Energypac Power Generation PLC, once a prominent player in the country's power and energy sector, is now grappling with a severe financial crisis, with the company sinking into negative retained earnings.
A persistent accumulation of losses, totaling Tk306 crore since the 2022-23 fiscal year, has eroded the company's financial health, resulting in negative retained earnings of Tk53.73 crore.
The deterioration was further highlighted in the first quarter of FY26 (July–September), when revenue plunged 35% to Tk60.57 crore, culminating in a net loss of Tk58.60 crore for the quarter.
The immediate impact was felt on the Dhaka Stock Exchange (DSE), where investor sentiment soured, driving the company's share price down 7.95% to close at Tk16.20 on Sunday.
This current trading price represents a staggering erosion of value for shareholders, standing far below the initial public offering (IPO) price.
Energypac listed on the Dhaka bourse in 2021, issuing shares at Tk35 to eligible investors under the book-building method, while general public investors received shares at Tk31.
Market analysts say the stock has lost more than half its value since debut.
The company reported its net asset value (NAV) per share with revaluation at Tk29.86 at the end of September 2025, marking a 9% decline compared to the previous fiscal year.
In its price-sensitive information statement, Energypac attributed the deepening losses primarily to a sharp increase in finance charges, exacerbated by rising interest rates.

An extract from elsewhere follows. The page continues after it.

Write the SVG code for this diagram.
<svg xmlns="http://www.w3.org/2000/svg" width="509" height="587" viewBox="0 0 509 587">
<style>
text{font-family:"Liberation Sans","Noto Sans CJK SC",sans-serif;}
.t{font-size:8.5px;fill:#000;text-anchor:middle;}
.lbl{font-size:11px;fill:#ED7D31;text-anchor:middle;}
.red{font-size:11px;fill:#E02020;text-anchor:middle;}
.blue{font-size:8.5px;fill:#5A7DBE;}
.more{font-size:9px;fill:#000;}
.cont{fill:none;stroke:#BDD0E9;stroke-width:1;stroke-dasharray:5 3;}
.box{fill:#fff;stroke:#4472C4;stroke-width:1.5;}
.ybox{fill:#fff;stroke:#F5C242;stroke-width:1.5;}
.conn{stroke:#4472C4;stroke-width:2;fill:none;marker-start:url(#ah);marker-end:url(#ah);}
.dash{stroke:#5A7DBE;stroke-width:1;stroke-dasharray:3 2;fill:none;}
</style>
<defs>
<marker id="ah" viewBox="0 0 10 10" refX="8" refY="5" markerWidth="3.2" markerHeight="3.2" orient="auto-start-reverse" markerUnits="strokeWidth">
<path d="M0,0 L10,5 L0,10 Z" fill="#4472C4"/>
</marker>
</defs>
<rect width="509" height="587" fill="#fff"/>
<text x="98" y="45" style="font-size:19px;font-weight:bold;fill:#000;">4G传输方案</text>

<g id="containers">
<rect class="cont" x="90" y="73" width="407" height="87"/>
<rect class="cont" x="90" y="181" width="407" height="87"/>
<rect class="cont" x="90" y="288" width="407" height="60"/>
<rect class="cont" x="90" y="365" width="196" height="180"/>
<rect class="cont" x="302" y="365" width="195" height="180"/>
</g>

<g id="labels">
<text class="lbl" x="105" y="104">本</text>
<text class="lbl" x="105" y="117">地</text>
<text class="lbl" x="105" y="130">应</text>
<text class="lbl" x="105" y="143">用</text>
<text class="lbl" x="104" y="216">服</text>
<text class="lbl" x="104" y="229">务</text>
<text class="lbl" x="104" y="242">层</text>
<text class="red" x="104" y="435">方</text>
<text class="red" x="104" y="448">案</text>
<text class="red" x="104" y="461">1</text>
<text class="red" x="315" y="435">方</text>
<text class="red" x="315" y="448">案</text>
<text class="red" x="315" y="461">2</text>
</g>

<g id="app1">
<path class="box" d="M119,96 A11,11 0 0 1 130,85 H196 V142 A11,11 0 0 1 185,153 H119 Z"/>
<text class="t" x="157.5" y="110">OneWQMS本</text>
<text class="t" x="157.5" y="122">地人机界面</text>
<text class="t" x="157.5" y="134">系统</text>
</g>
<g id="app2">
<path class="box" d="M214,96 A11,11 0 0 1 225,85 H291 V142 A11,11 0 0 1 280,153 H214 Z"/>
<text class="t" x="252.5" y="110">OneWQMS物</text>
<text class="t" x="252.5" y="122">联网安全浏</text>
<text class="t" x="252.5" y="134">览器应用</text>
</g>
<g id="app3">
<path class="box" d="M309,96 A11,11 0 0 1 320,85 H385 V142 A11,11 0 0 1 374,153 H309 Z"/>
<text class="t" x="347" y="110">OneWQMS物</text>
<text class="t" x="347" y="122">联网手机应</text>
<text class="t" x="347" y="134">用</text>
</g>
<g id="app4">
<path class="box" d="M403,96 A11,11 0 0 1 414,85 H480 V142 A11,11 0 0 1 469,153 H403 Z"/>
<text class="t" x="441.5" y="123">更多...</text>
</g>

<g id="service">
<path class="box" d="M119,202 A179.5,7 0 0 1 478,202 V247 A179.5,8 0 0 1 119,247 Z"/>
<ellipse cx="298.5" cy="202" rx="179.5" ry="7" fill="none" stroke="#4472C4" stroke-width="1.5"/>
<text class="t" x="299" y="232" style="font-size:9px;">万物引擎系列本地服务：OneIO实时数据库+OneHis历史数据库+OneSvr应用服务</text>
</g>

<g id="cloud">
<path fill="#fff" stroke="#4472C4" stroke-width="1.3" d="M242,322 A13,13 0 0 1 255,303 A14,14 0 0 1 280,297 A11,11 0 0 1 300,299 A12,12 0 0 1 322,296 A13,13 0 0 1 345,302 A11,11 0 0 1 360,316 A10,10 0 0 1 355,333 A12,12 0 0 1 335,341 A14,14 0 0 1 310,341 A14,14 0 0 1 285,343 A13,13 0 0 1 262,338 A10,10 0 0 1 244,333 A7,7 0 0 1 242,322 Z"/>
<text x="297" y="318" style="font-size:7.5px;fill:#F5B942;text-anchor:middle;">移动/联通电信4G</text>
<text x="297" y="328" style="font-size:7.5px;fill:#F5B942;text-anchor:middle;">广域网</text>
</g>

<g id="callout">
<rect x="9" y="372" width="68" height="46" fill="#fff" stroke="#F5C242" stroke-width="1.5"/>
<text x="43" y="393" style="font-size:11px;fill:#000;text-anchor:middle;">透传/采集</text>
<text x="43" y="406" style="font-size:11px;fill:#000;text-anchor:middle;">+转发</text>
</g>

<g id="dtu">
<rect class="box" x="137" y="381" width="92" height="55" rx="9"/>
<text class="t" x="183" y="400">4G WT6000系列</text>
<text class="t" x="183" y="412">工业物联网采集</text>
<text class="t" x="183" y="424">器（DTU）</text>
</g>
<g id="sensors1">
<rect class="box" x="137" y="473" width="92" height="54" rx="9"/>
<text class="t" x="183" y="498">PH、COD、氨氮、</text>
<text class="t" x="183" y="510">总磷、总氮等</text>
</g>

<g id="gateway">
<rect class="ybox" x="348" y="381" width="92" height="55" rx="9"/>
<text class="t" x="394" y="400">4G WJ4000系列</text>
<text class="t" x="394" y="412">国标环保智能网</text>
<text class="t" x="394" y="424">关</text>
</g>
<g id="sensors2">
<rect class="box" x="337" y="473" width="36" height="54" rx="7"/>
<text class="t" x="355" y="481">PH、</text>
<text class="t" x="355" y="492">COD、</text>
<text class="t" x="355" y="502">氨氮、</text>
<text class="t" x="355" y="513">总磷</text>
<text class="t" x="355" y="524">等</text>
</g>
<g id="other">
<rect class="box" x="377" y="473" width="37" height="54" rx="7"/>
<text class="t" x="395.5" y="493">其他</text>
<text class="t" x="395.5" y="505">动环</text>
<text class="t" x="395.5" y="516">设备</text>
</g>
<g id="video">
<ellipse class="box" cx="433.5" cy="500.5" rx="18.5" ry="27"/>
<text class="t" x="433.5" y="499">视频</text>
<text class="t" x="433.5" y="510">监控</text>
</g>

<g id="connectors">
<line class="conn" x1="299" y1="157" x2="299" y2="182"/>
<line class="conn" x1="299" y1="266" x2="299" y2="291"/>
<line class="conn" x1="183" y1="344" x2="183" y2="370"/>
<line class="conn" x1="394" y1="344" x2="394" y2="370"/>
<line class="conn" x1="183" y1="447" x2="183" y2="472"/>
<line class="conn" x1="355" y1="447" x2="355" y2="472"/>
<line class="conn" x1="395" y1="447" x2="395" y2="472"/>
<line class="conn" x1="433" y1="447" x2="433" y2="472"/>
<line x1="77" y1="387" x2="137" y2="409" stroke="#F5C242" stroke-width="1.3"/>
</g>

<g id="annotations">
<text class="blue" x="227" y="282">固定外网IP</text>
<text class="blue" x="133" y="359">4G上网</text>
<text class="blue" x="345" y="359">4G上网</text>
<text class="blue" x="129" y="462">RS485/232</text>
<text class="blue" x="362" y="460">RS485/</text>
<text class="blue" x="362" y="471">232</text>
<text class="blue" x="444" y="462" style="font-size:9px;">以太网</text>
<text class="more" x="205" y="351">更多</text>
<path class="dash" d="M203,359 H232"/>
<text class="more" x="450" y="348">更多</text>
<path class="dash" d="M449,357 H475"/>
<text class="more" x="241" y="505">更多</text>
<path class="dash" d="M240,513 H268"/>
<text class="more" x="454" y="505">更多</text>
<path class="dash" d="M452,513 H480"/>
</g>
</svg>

The company noted that temporary negative retained earnings and the declining NAV are outcomes of industry-wide revenue erosion, escalating finance costs, and legacy debt obligations.
However, management offered a glimmer of hope, citing a recently secured 10-year restructured financing facility from Bangladesh Bank, which includes a two-year grace period.

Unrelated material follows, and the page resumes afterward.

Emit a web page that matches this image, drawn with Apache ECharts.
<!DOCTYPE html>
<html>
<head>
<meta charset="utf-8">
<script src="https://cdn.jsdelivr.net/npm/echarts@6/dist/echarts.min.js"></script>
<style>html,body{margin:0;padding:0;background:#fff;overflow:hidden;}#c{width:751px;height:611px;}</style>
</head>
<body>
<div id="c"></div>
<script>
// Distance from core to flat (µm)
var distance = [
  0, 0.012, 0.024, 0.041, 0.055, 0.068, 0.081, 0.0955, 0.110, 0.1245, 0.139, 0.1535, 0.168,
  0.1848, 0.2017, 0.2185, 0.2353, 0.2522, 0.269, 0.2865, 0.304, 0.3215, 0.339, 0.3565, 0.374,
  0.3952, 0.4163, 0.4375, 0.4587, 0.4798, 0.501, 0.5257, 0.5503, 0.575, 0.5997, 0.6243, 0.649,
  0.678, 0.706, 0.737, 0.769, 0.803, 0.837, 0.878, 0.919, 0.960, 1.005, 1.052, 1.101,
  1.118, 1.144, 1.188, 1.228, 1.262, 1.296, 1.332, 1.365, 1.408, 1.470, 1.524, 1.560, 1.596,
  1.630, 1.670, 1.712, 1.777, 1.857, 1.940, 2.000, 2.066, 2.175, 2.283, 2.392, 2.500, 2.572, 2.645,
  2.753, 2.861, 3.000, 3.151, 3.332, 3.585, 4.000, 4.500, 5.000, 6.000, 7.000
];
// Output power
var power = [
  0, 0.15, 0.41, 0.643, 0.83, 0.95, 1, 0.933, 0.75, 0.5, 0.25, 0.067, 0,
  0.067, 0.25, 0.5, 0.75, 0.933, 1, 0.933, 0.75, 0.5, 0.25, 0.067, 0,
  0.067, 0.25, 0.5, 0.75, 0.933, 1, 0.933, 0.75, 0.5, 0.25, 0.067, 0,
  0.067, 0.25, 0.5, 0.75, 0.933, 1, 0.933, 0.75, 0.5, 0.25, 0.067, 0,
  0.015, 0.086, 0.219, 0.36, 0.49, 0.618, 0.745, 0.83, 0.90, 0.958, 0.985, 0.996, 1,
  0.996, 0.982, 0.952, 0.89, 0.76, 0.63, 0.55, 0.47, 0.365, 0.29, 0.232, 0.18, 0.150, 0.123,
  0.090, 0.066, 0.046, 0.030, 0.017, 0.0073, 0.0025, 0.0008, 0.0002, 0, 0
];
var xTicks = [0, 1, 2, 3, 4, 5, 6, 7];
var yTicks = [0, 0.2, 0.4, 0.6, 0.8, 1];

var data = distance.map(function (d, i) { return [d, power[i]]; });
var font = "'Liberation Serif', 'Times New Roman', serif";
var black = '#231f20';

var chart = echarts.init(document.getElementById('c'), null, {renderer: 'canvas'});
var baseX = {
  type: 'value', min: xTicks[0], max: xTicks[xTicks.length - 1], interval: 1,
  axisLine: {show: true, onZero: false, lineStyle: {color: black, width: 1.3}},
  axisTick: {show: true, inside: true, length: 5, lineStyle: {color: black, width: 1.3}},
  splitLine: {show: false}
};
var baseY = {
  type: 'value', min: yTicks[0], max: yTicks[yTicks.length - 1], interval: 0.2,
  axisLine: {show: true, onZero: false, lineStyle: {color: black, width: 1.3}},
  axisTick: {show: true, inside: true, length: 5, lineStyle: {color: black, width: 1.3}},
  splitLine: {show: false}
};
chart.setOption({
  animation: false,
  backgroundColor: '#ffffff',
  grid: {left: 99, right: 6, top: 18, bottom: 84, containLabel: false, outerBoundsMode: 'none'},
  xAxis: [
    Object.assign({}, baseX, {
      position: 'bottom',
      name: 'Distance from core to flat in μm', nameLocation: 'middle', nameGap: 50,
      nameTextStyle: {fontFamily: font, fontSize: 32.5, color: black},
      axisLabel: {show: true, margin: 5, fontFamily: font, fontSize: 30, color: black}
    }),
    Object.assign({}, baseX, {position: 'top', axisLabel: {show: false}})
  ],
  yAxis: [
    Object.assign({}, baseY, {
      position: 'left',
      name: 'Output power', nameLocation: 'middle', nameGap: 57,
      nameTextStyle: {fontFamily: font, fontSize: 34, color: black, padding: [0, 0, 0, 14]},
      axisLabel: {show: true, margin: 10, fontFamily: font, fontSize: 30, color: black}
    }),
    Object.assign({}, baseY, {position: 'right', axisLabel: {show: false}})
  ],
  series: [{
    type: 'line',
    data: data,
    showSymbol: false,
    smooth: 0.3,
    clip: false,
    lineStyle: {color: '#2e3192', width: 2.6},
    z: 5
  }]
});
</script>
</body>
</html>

The facility is expected to ease debt-servicing pressure, potentially restoring retained earnings and enhancing NAV.
According to the unaudited report, the company's total term loan burden stood at Tk1,327 crore as of September 2025, with Mercantile Bank, Bank Asia, and Eastern Bank as major lenders.
To manage liquidity and operational needs, the board has turned to asset liquidation. The board recently approved the sale of 16.50 decimals of land in Tejgaon Industrial Area to sister concern Energypac Fashion Limited for approximately Tk33 crore, following an earlier sale of 597 decimals for Tk19 crore.
A review of historical performance shows a drastic shift. Revenue peaked at Tk2,033 crore in FY22 but collapsed to Tk800 crore in FY23, then shrank to Tk280 crore in FY24 before a slight rise to Tk308 crore in FY25.
Profitability has also evaporated; after posting Tk39 crore in FY21 and Tk9.70 crore in FY22, losses surged to Tk45 crore in FY23 and ballooned to Tk105 crore in FY25.
Currently, Energypac generates revenue from liquefied petroleum gas (LPG) under the G-Gas brand, building materials, JAC-branded motor vehicles, and its power and energy division.
However, much of the revenue erosion stems from strategic restructuring. Until FY23, the company earned substantial revenue from three power plants – Energypac Power Venture Limited, Energypac Power Venture Ctg Limited, and EPV Thakurgaon Limited – which were later transferred to Sonargaon Leather and Rexin Cloth Industries Limited, also owned by the company's directors.
A senior officer, speaking anonymously, said this transfer was the main cause of the revenue fall. "The company's core legacy business of assembling and selling transformers has slowed due to declining government demand."
Simultaneously, a sharp drop in private investment in the power sector has hurt power equipment sales, he said.
Consequently, Energypac declared no dividend for FY24 and recommended a modest 2% cash dividend for public shareholders for FY25, reflecting constrained cash flow.
On 25 September, the Dhaka bourse downgraded Energypac Power to the Z category from B as it failed to disburse at least 80% of its declared 5% cash dividend for FY23.
After distribution on 29 September, the DSE returned the firm to the B category.
Of total shares, sponsors and directors hold 54.14%, institutional investors 16.51%, and the remaining 29.35% is held by public shareholders.